2019-03-11 Thread Joni Orponen
On Sun, Mar 10, 2019 at 7:50 AM Larry Hastings  wrote:

> On 3/4/19 2:29 AM, Joni Orponen wrote:
>
> On Sat, Mar 2, 2019 at 7:08 AM Larry Hastings  wrote:
>
>> This bug in bpo-33329:
>>
>> https://bugs.python.org/issue33329
>>
>>
>> This is also potentially affecting PGO builds of 2.7 on Debian Buster
> with GCC. Somehow building with Clang is fine.
>
> Does the configure time choice of compiler make a difference here for 3.4
> and 3.5?
>
> I don't know.  I only build with the default compiler on my machine, gcc.
> (My machine is Linux, 64-bit.)  It'd be swell if you tried the RCs with
> clang!
>
> */arry*
>
I've only risen this as a newer glibc was implicated as a potential source
of trouble, I have a lab / 'canary in a coal mine' server on a prerelease
OS version (Debian Buster is currently in feature freeze ~ release
candidate stage) and I've not noticed anything to have happened with a
newer glibc in relation to building Python, but I've not had success
building a PGO build of 2.7.15 with the GCC shipped at that time, but
building with Clang working fine.

I'd thus be inclined to point at digging up relevant changes in GCC than in
glibc. Currently 2.7.16 compiles just fine for me on both GCC and Clang.
2.7.15 still does not compile fine for me on GCC.

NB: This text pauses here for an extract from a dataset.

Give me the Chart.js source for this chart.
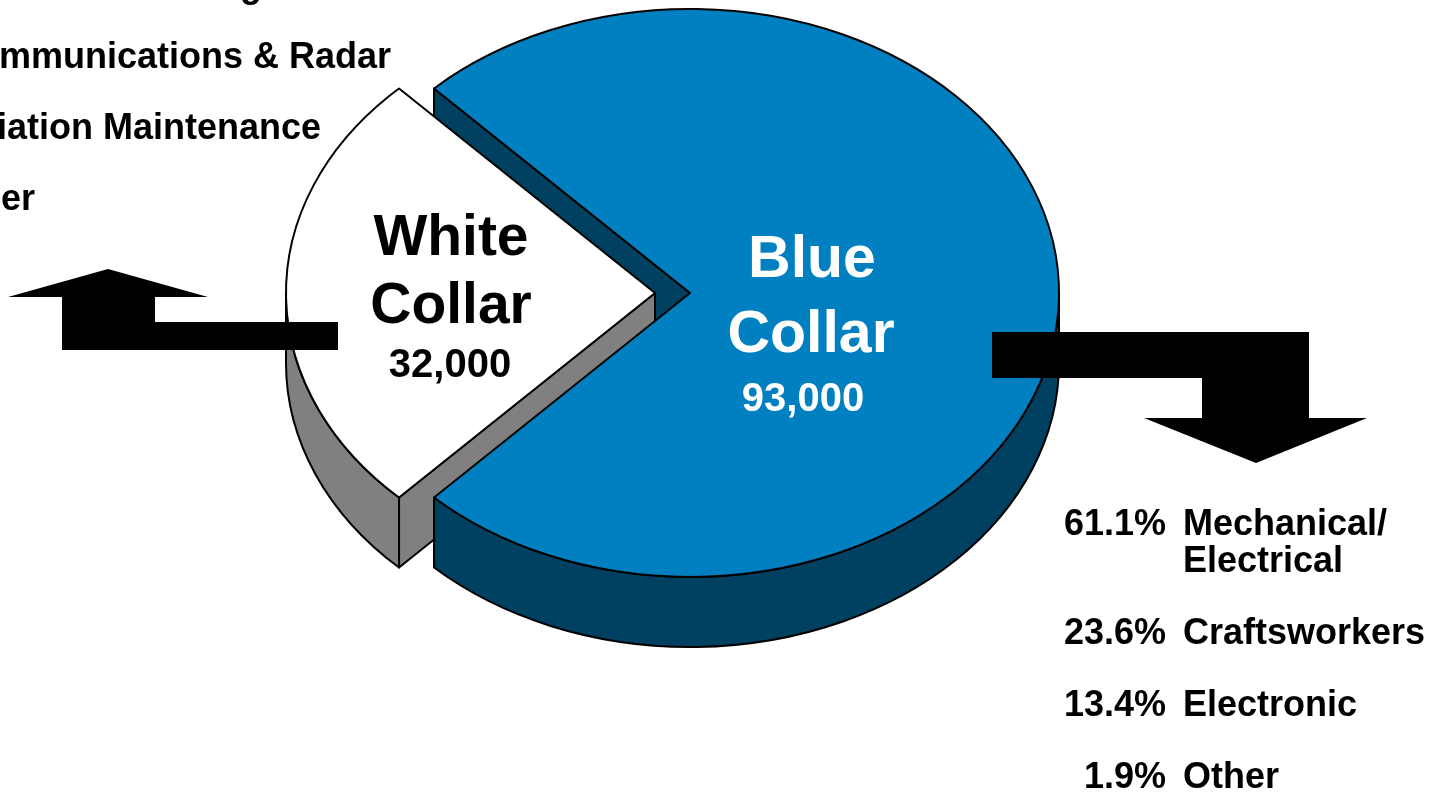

FWIW - both Python 3 RCs from above successfully complete a PGO build for
me (and thus implicitly also pass the regression tests) with Clang. They
both get stuck with GCC.

$ cat /etc/debian_version
buster/sid

$ aptitude show base-files
Package: base-files
Version: 10.1
Essential: yes
State: installed

$ aptitude show libc6
Package: libc6
Version: 2.28-8
State: installed

$ aptitude show clang
Package: clang
Version: 1:7.0-47
State: installed

$ clang --version
clang version 7.0.1-8 (tags/RELEASE_701/final)
Target: x86_64-pc-linux-gnu
Thread model: posix
InstalledDir: /usr/bin

$ aptitude show gcc
Package: gcc
Version: 4:8.3.0-1
State: installed

$ gcc --version
gcc (Debian 8.3.0-2) 8.3.0

And for anyone wishing to try such things out for themselves, one can
simply set the CC environment variable for the autotools provided
./configure script.

See ./configure --help for any further details and instructions.